Même Agathe Bousquet CEO @ Publicis Groupe in France, President @Leo Constellation se penche avec bienveillance sur ce nouvel ensemble « Quelle belle idée, bravo à vous tous ! ».

Tandis que Nicholas Karim Baddour, Global Client Leader WPP Open X For The Coca-Cola Company s’emballe de cette chouette nouvelle. « Vu de l’étranger et de la fenêtre d’une méchante holding ca fait rêver. Amusez vous bien! »

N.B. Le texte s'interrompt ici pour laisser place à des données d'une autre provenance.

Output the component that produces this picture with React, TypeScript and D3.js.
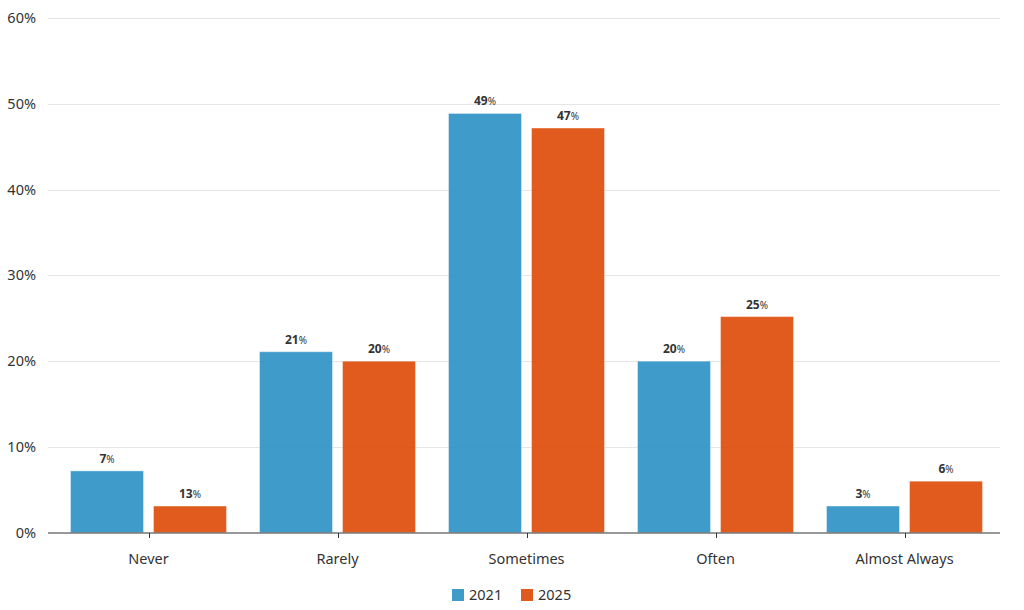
import { useEffect, useRef } from 'react';
import * as d3 from 'd3';

const categories = ['Never', 'Rarely', 'Sometimes', 'Often', 'Almost Always'];
const seriesNames = ['2021', '2025'];
const values2021 = [7.2, 21.1, 48.9, 20, 3.1];
const values2025 = [3.1, 20, 47.2, 25.2, 6];
const labels2021 = ['7', '21', '49', '20', '3'];
const labels2025 = ['13', '20', '47', '25', '6'];
const yTicks = [0, 10, 20, 30, 40, 50, 60];
const colors = ['#2f93c5', '#de4c0b'];
const legendColors = ['#3f9bc9', '#e05a1e'];

export default function App() {
    const svgRef = useRef<SVGSVGElement>(null);

    useEffect(() => {
        if (!svgRef.current) return;
        document.body.style.margin = '0';

        const svg = d3.select(svgRef.current);
        svg.selectAll('*').remove();

        const width = 1024;
        const height = 610;
        const plotLeft = 48;
        const plotRight = 1000;

        const x0 = d3.scaleBand<string>()
            .domain(categories)
            .range([54, 999]);

        const x1 = d3.scaleBand<string>()
            .domain(seriesNames)
            .range([16.5, 172.5])
            .paddingInner(0.1205);

        const y = d3.scaleLinear()
            .domain([0, 60])
            .range([532.6, 18.3]);

        const font = '"Noto Sans", "Open Sans", sans-serif';

        svg.attr('width', width).attr('height', height).style('font-family', font);

        // Grid lines
        svg.append('g')
            .selectAll('line')
            .data(yTicks.filter(t => t > 0))
            .enter()
            .append('line')
            .attr('x1', plotLeft)
            .attr('x2', plotRight)
            .attr('y1', d => Math.round(y(d)) + 0.5)
            .attr('y2', d => Math.round(y(d)) + 0.5)
            .attr('stroke', '#e6e6e6')
            .attr('stroke-width', 1);

        // Y labels
        svg.append('g')
            .selectAll('text')
            .data(yTicks)
            .enter()
            .append('text')
            .attr('x', 36)
            .attr('y', d => y(d) + 5)
            .attr('text-anchor', 'end')
            .attr('font-size', 14.5)
            .attr('fill', '#333333')
            .text(d => `${d}%`);

        // Bars
        const series = [values2021, values2025];
        const labelSets = [labels2021, labels2025];

        series.forEach((vals, si) => {
            const name = seriesNames[si];
            const g = svg.append('g');
            g.selectAll('rect')
                .data(vals)
                .enter()
                .append('rect')
                .attr('x', (d, i) => (x0(categories[i]) || 0) + (x1(name) || 0))
                .attr('y', d => y(d))
                .attr('width', x1.bandwidth())
                .attr('height', d => y(0) - y(d))
                .attr('fill', colors[si])
                .attr('fill-opacity', 0.92)
                .attr('stroke', '#ffffff')
                .attr('stroke-opacity', 0.4)
                .attr('stroke-width', 1);

            const lg = svg.append('g');
            const texts = lg.selectAll('text')
                .data(vals)
                .enter()
                .append('text')
                .attr('x', (d, i) => (x0(categories[i]) || 0) + (x1(name) || 0) + x1.bandwidth() / 2)
                .attr('y', d => y(d) - 8)
                .attr('text-anchor', 'middle')
                .attr('fill', '#333333');
            texts.append('tspan')
                .attr('font-size', 12)
                .attr('font-weight', 'bold')
                .text((d, i) => labelSets[si][i]);
            texts.append('tspan')
                .attr('font-size', 10)
                .text('%');
        });

        // X axis line
        svg.append('line')
            .attr('x1', plotLeft)
            .attr('x2', plotRight)
            .attr('y1', 533)
            .attr('y2', 533)
            .attr('stroke', '#333333')
            .attr('stroke-width', 1);

        // Ticks and category labels
        const xg = svg.append('g');
        xg.selectAll('line')
            .data(categories)
            .enter()
            .append('line')
            .attr('x1', d => Math.round((x0(d) || 0) + x0.bandwidth() / 2) + 0.5)
            .attr('x2', d => Math.round((x0(d) || 0) + x0.bandwidth() / 2) + 0.5)
            .attr('y1', 533)
            .attr('y2', 538)
            .attr('stroke', '#333333');
        xg.selectAll('text')
            .data(categories)
            .enter()
            .append('text')
            .attr('x', d => (x0(d) || 0) + x0.bandwidth() / 2)
            .attr('y', 564)
            .attr('text-anchor', 'middle')
            .attr('font-size', 14.5)
            .attr('fill', '#333333')
            .text(d => d);

        // Legend
        const legend = svg.append('g');
        const legendX = [452, 521];
        seriesNames.forEach((name, i) => {
            legend.append('rect')
                .attr('x', legendX[i])
                .attr('y', 589)
                .attr('width', 12)
                .attr('height', 12)
                .attr('fill', legendColors[i]);
            legend.append('text')
                .attr('x', legendX[i] + 17)
                .attr('y', 600)
                .attr('font-size', 14.5)
                .attr('fill', '#333333')
                .text(name);
        });
    }, []);

    return (
        <div style={{ position: 'absolute', left: 0, top: 0, width: 1024, height: 610, background: '#fff' }}>
            <svg ref={svgRef} />
        </div>
    );
}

Et comme toute la communauté l’aura compris, Jérôme Leclabart fait partie de ce tout. Le post de Prudence Leclabart  émouvant : « Merci de m’embarquer dans cette aventure ❤️ On continue d’écrire l’histoire du groupe, avec une famille élargie plus collective que jamais. Last but not least, vincent leclabart merci pour ta confiance, et une pensée toute particulière pour quelqu’un là-haut qui, j’en suis sûre, sourit aujourd’hui 💫

Ainsi que celui de Sandrine Bissoulet-Cléret, directrice communication engagée pour un futur vivant : « Eh eh, que des gens que j’aime ! Bon vent les amis 🙂 (et des pensées pour celui qui suit tout cela de loin et à qui on pense toujours) »

Georges Mohammed-Chérif, enfin ne résiste pas à l’appel de la bienveillance : Le boss de Buzzman, se fend d’un « bien ouej » lui, qui a vendu 100% de son agence à Havas.